The conventional wisdom is that any kind of treatment is likely to be less effective as the child gets older, so parents of autistic children usually believe that they are working against the clock. They will not be satisfied with the ambiguities surrounding ABA, nor will they want to wait for some future research finding that might slightly increase its effectiveness. They want results now. Because there are no scientifically-validated drugs for the core symptoms of autism, they look outside the boundaries of mainstream medicine and FDA approval. Studies have found that anywhere from 28 to 54 percent of autistic children receive “complementary and alternative medicine” (CAM), and these numbers probably understate CAM usage.Chris Benderev at NPR:
Although Brain Balance isn't the only purveyor of alternative approaches for developmental disorders in the U.S., the scale of the enterprise sets it apart. The company's approach is still relatively new and not widely known, meaning many experts in the field of childhood development have not vetted its effectiveness.

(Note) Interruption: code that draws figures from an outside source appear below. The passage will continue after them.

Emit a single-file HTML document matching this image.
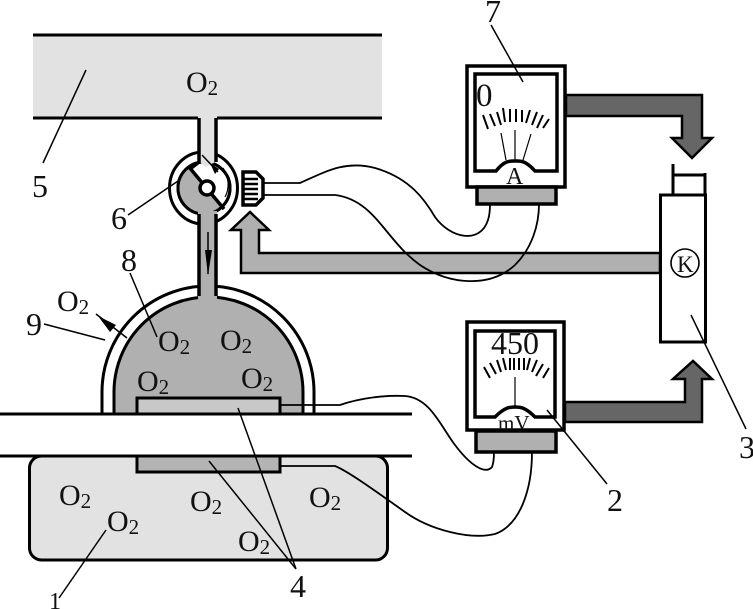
<!DOCTYPE html>
<html><head><meta charset="utf-8"><style>
html,body{margin:0;padding:0;background:#fff;width:753px;height:609px;overflow:hidden}
svg{display:block}
text{font-family:"Liberation Serif",serif;fill:#111}
.o{font-size:30px}.s{font-size:21px}.n{font-size:32px}
</style></head><body>
<svg width="753" height="609" viewBox="0 0 753 609" fill="none" stroke="#000" stroke-linecap="butt">
<!-- top chamber -->
<rect x="33" y="35" width="349" height="83" fill="#e2e2e2" stroke="none"/>
<path d="M33 35H382M33 118H199M216 118H382" stroke-width="3"/>
<!-- dome -->
<path d="M102 414V392A106 106 0 0 1 314 392V414Z" fill="#fff" stroke-width="3"/>
<path d="M114 414V392A94.500 95 0 0 1 303 392V414Z" fill="#b0b0b0" stroke-width="3"/>
<!-- valve -->
<ellipse cx="203.500" cy="188" rx="34" ry="36" fill="#fff" stroke-width="3"/>
<circle cx="204" cy="188" r="26" fill="#fff" stroke-width="3"/>
<path d="M188 167L222 207A26 26 0 0 1 188 167Z" fill="#b0b0b0" stroke="none"/>
<circle cx="204" cy="188" r="26" stroke-width="3"/>
<!-- tube -->
<path d="M198 116H217V161L206 167L198 161Z" fill="#e2e2e2" stroke="none"/>
<rect x="198" y="211" width="19" height="88" fill="#b0b0b0" stroke="none"/>
<path d="M199 118V162L190 169M216 118V162M199 214V296M216 214V296" stroke-width="3.500"/>
<path d="M189 167L224 209" stroke-width="3.500"/>
<circle cx="207" cy="188" r="7" fill="#fff" stroke-width="3.500"/>
<path d="M202 155L218 172" stroke-width="1.500"/>
<path d="M210 163L219 169L215 174Z" fill="#000" stroke="none"/>
<path d="M223 168C230 178 229 190 225 197" stroke-width="1.200"/>
<path d="M208 232V274" stroke-width="1.500"/>
<path d="M205 250H212L208 275Z" fill="#000" stroke="none"/>
<!-- connector -->
<path d="M243 172H256L263 179V198L256 205H243Z" fill="#fff" stroke-width="3.500"/>
<path d="M243 179H258M243 184H258M243 189H258M243 194H258M243 199H258" stroke-width="2.500"/>
<!-- gray arrow -->
<path d="M660 253H259V230H269L250 212L231 230H241V273H660Z" fill="#b0b0b0" stroke-width="2.500"/>
<!-- walls -->
<rect x="29.500" y="456" width="358" height="104" rx="12" fill="#e2e2e2" stroke-width="3"/>
<rect x="0" y="414" width="412" height="42" fill="#fff" stroke="none"/>
<path d="M0 414H412M0 456H412" stroke-width="3"/>
<rect x="137" y="398" width="143" height="16" fill="#c8c8c8" stroke-width="3"/>
<rect x="137" y="456" width="143" height="16" fill="#b4b4b4" stroke-width="3"/>
<!-- meter A -->
<rect x="467" y="66" width="98" height="121" fill="#fff" stroke-width="3.500"/>
<path d="M475 74H557V171H535C525 160 520 161 516 161C510 161 505 160 496 171H475Z" stroke-width="3.500"/>
<rect x="477" y="187" width="79" height="17" fill="#b0b0b0" stroke-width="3.500"/>
<path d="M483 115L488 129M490 114L495 126M497 112L501 125M503 108L505 122M510 109V122M516 109V122M522 110V122M530 110L526 123M537 112L532 125M543 115L537 128M549 119L543 128" stroke-width="2"/>
<path d="M501 133L506 160M515 130V160M531 134L523 160" stroke-width="1.200"/>
<!-- meter mV -->
<rect x="467" y="322" width="97" height="108" fill="#fff" stroke-width="3.500"/>
<path d="M475 331H555V417H535C525 407 520 407 515 407C510 407 505 407 495 417H475Z" stroke-width="3.500"/>
<rect x="476" y="431" width="80" height="21" fill="#b0b0b0" stroke-width="3.500"/>
<path d="M484 367L490 378M490 363L496 374M497 360L501 372M503 358L506 370M510 358V370M514 358V370M519 358V370M524 358V370M530 358L527 370M537 360L532 372M543 364L536 376M549 368L543 378" stroke-width="2"/>
<path d="M515 377V407" stroke-width="1.200"/>
<!-- dark arrows -->
<path d="M566 95H702V138H712L692 158L672 138H682V116H566Z" fill="#666" stroke-width="2.500"/>
<path d="M565 402H685V379H673L693 361L712 379H702V422H565Z" fill="#666" stroke-width="2.500"/>
<!-- controller -->
<rect x="660.500" y="195" width="45" height="147" fill="#fff" stroke-width="3"/>
<path d="M673 164V195M673 175H705M705 173V195" stroke-width="3"/>
<circle cx="685" cy="263" r="14" fill="#fff" stroke-width="1.600"/>
<!-- wires -->
<g stroke-width="1.800">
<path d="M263 183H300C325 172 345 160 375 168C410 178 425 200 435 217C450 238 480 245 488 220C490 214 490 208 490 204"/>
<path d="M263 195H335C375 200 385 240 420 265C450 285 490 288 515 265C532 248 539 225 539 204"/>
<path d="M280 405H340C360 398 385 395 405 396C430 398 440 425 455 445C470 465 485 475 492 467C494 462 494 456 494 452"/>
<path d="M280 466H335C350 472 385 498 405 512C430 530 470 540 495 534C520 525 532 490 532 452"/>
</g>
<!-- leaders -->
<g stroke-width="1.500">
<path d="M86 70L43 163"/>
<path d="M128 215L178 181"/>
<path d="M130 273L157 337"/>
<path d="M44 324L105 340"/>
<path d="M96 314L127 338"/>
<path d="M238 408L296 569M209 461L296 569"/>
<path d="M106 530L59 598"/>
<path d="M491 25L523 82"/>
<path d="M547 410L607 484"/>
<path d="M691 315L746 429"/>
</g>
<path d="M98 316L116 325L110 332Z" fill="#000" stroke="none"/>
<!-- text -->
<g stroke="none">
<text x="186" y="92" class="o">O<tspan class="s" dy="3">2</tspan></text>
<text x="57" y="311" class="o">O<tspan class="s" dy="3">2</tspan></text>
<text x="158" y="351" class="o">O<tspan class="s" dy="3">2</tspan></text>
<text x="220" y="350" class="o">O<tspan class="s" dy="3">2</tspan></text>
<text x="137" y="391" class="o">O<tspan class="s" dy="3">2</tspan></text>
<text x="241" y="388" class="o">O<tspan class="s" dy="3">2</tspan></text>
<text x="59" y="505" class="o">O<tspan class="s" dy="3">2</tspan></text>
<text x="107" y="531" class="o">O<tspan class="s" dy="3">2</tspan></text>
<text x="190" y="511" class="o">O<tspan class="s" dy="3">2</tspan></text>
<text x="309" y="507" class="o">O<tspan class="s" dy="3">2</tspan></text>
<text x="238" y="551" class="o">O<tspan class="s" dy="3">2</tspan></text>
<text x="32" y="197" class="n">5</text>
<text x="111" y="229" class="n">6</text>
<text x="121" y="271" class="n">8</text>
<text x="26" y="335" class="n">9</text>
<text x="485" y="22" class="n">7</text>
<text x="607" y="511" class="n">2</text>
<text x="739" y="458" class="n">3</text>
<text x="290" y="597" class="n">4</text>
<text x="49" y="609" class="n" style="font-size:24px">1</text>
<text x="476" y="106" style="font-size:33px">0</text>
<text x="491" y="354" style="font-size:32px">450</text>
<text x="506" y="184" style="font-size:24px">A</text>
<text x="498" y="430" style="font-size:21px">mV</text>
<text x="677" y="272" style="font-size:23px">K</text>
</g>
</svg>
</body></html>
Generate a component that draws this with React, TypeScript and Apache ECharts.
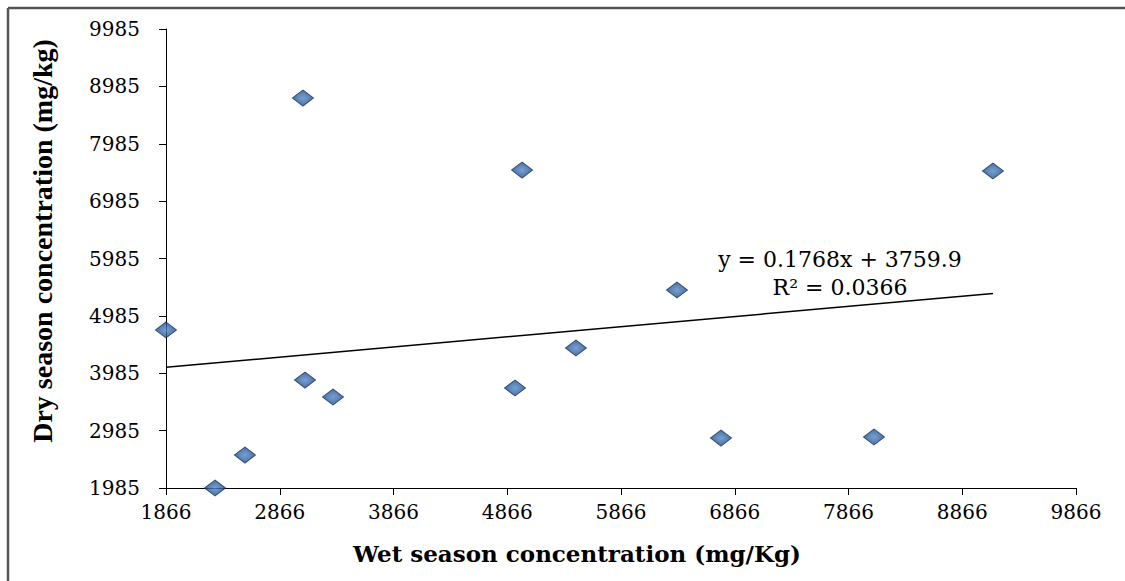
import React, { useEffect, useRef } from "react";
import * as echarts from "echarts";

const wetSeason = [1866, 2297, 2560, 3070, 3088, 3334, 4934, 4996, 5470, 6358, 6745, 8090, 9136];
const drySeason = [4739, 1985, 2560, 8782, 3867, 3571, 3728, 7527, 4425, 5436, 2856, 2874, 7510];
const trendX = [1866, 9136];
const trendY = [4090, 5375];
const equationLines = ["y = 0.1768x + 3759.9", "R² = 0.0366"];
const xTitle = "Wet season concentration (mg/Kg)";
const yTitle = "Dry season concentration (mg/kg)";

export default function App() {
  const ref = useRef<HTMLDivElement>(null);
  useEffect(() => {
    if (!ref.current) return;
    const chart = echarts.init(ref.current, null, { renderer: "svg" });
    const points = wetSeason.map((x, i) => [x, drySeason[i]]);
    const trend = trendX.map((x, i) => [x, trendY[i]]);
    const tickFont = { fontFamily: "DejaVu Serif", fontSize: 20, color: "#000", formatter: (v: number) => String(v) };
    chart.setOption({
      animation: false,
      backgroundColor: "#fff",
      grid: { left: 166, top: 29, right: 49, bottom: 93 },
      xAxis: {
        type: "value",
        min: 1866,
        max: 9866,
        interval: 1000,
        axisLine: { show: true, lineStyle: { color: "#000", width: 1 } },
        axisTick: { show: true, length: 7, lineStyle: { color: "#000" } },
        axisLabel: { ...tickFont, margin: 14 },
        splitLine: { show: false },
      },
      yAxis: {
        type: "value",
        min: 1985,
        max: 9985,
        interval: 1000,
        axisLine: { show: true, lineStyle: { color: "#000", width: 1 } },
        axisTick: { show: true, length: 7, lineStyle: { color: "#000" } },
        axisLabel: { ...tickFont, margin: 26 },
        splitLine: { show: false },
      },
      graphic: [
        { type: "line", shape: { x1: 8, y1: 8, x2: 1125, y2: 8 }, style: { stroke: "#555", lineWidth: 2.5 } },
        { type: "line", shape: { x1: 8, y1: 8, x2: 8, y2: 581 }, style: { stroke: "#555", lineWidth: 2.5 } },
        {
          type: "text",
          x: 577,
          y: 553,
          style: { text: xTitle, font: "bold 23px 'DejaVu Serif'", fill: "#000", textAlign: "center", textVerticalAlign: "middle" },
        },
        {
          type: "text",
          x: 42,
          y: 241,
          rotation: Math.PI / 2,
          style: { text: yTitle, font: "bold 28px 'Liberation Serif'", fill: "#000", textAlign: "center", textVerticalAlign: "middle" },
        },
        {
          type: "text",
          x: 840,
          y: 259,
          style: { text: equationLines[0], font: "22px 'DejaVu Serif'", fill: "#000", textAlign: "center", textVerticalAlign: "middle" },
        },
        {
          type: "text",
          x: 840,
          y: 287,
          style: { text: equationLines[1], font: "22px 'DejaVu Serif'", fill: "#000", textAlign: "center", textVerticalAlign: "middle" },
        },
      ],
      series: [
        {
          type: "line",
          data: trend,
          symbol: "none",
          lineStyle: { color: "#000", width: 1.5 },
          z: 1,
        },
        {
          type: "scatter",
          data: points,
          symbol: "diamond",
          symbolSize: [21, 16],
          itemStyle: {
            color: {
              type: "radial",
              x: 0.5,
              y: 0.5,
              r: 0.5,
              colorStops: [
                { offset: 0, color: "#5388c8" },
                { offset: 1, color: "#1f4c88" },
              ],
            },
            borderColor: "#142f5c",
            borderWidth: 1,
          },
          z: 3,
        },
      ],
    });
    return () => chart.dispose();
  }, []);
  return <div ref={ref} style={{ position: "fixed", left: 0, top: 0, width: 1125, height: 581 }} />;
}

Brain Balance says its nonmedical and drug-free program helps children who struggle with ADHD, autism spectrum disorders and learning and processing disorders. The company says it addresses a child's challenges with a combination of physical exercises, nutritional guidance and academic training.
An NPR investigation of Brain Balance reveals a company whose promises have resonated with parents averse to medication. But Brain Balance also appears to have overstated the scientific evidence in its messaging to families, who can easily spend over $10,000 in six months, a common length of enrollment.
Yet a dozen experts in autism spectrum disorder, ADHD, dyslexia and childhood psychiatry interviewed by NPR all identified flaws in Brain Balance's approach.
They said the company's idea of imbalanced hemispheres was too simplistic and built upon the popular, discredited myth of the logical left brain and the intuitive right brain.
"It doesn't make sense," says Mark Mahone, a pediatric neuropsychologist at the Kennedy Krieger Institute in Baltimore. "In virtually every activity that one does ... both hemispheres of the brain are very, very active. ... It's not as simple as just being a left- or a right-hemisphere problem. Nothing is that simple."
As for the three-pronged Brain Balance regimen, experts NPR spoke with said there is no solid evidence suggesting gluten, dairy or sugar consumption affects ADHD, autism or dyslexia. And although physical exercise may have modest impacts on inattention and tutoring can help in school, these interventions can be found elsewhere for much less money. No expert suggested either as a front-line remedy for ADHD or autism.